Thou shalt encapsulate thine objects
The idea of encapsulation comes from (i) the need to cleanly
distinguish between the specification and the implementation of
an operation and
(ii) the need for modularity. Modularity is necessary to structure
complex applications designed and implemented by a team
of programmers. It is also necessary as a tool for protection
and authorization.
There are two views of encapsulation: the programming language view (which is the original view since the concept originated there) and the database adaptation of that view.
The idea of encapsulation in programming languages comes from abstract data types. In this view, an object has an interface part and an implementation part. The interface part is the specification of the set of operations that can be performed on the object. It is the only visible part of the object. The implementation part has a data part and a procedural part. The data part is the representation or state of the object and the procedure part describes, in some programming language, the implementation of each operation.
The database translation of the principle is that an object encapsulates both program and data. In the database world, it is not clear whether the structural part of the type is or is not part of the interface (this depends on the system), while in the programming language world, the data structure is clearly part of the implementation and not of the interface.
Consider, for instance, an Employee. In a relational system, an employee is represented by some tuple.

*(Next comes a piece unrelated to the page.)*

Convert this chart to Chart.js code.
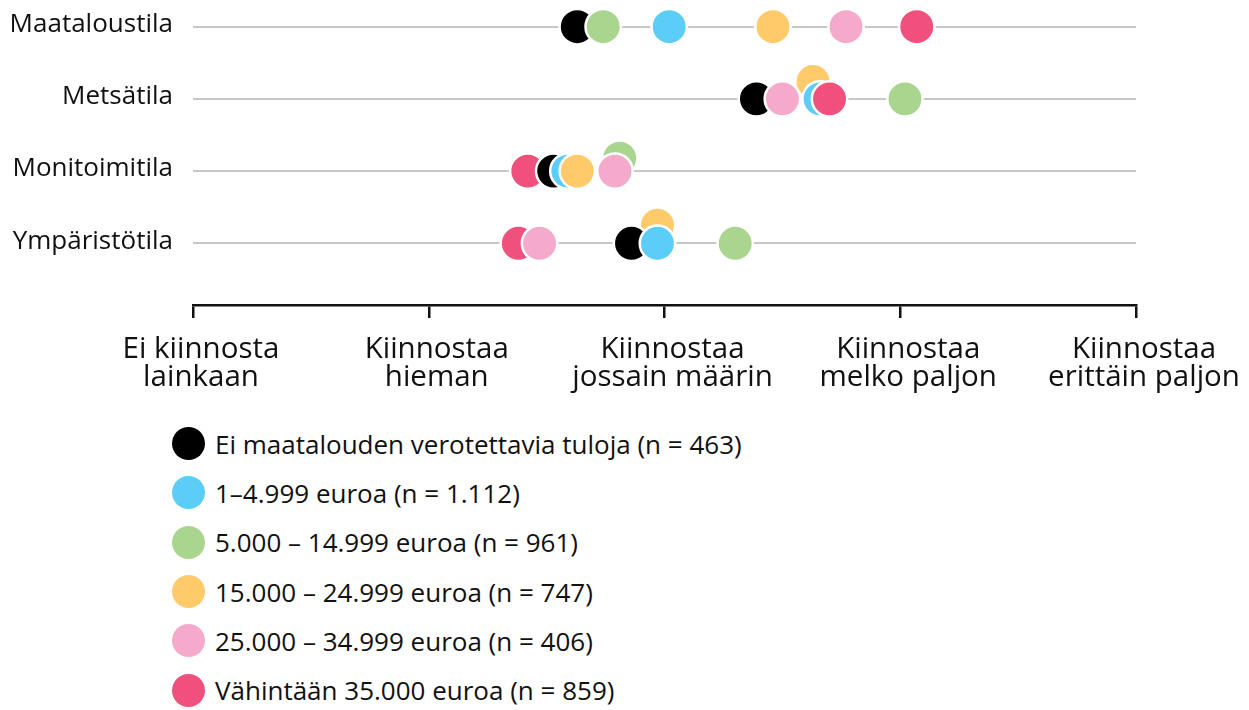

It is queried using a relational language and, later, an application programmer writes programs to update this record such as to raise an Employee's salary or to fire an Employee. These are generally either written in a imperative programming language with embedded DML statements or in a fourth generation language and are stored in a traditional file system and not in the database. Thus, in this approach, there is a sharp distinction between program and data, and between the query language (for ad hoc queries) and the programming language (for application programs).
In an object-oriented system, we define the Employee as an object that has a data part (probably very similar to the record that was defined for the relational system) and an operation part, which consists of the raise and fire operations and other operations to access the Employee data. When storing a set of Employees, both the data and the operations are stored in the database.
Thus, there is a single model for data and operations, and information can be hidden. No operations, outside those specified in the interface, can be performed. This restriction holds for both update and retrieval operations.
Encapsulation provides a form of ``logical data independence'': we can change the implementation of a type without changing any of the programs using that type. Thus, the application programs are protected from implementation changes in the lower layers of the system.
We believe that proper encapsulation is obtained when only the operations are visible and the data and the implementation of the operations are hidden in the objects.
However, there are cases where encapsulation is not needed, and the use of the system can be significantly simplified if the system allows encapsulation to be be violated under certain conditions. For example, with ad-hoc queries the need for encapsulation is reduced since issues such as maintainability are not important. Thus, an encapsulation mechanism must be provided by an OODBS, but there appear to be cases where its enforcement is not appropriate.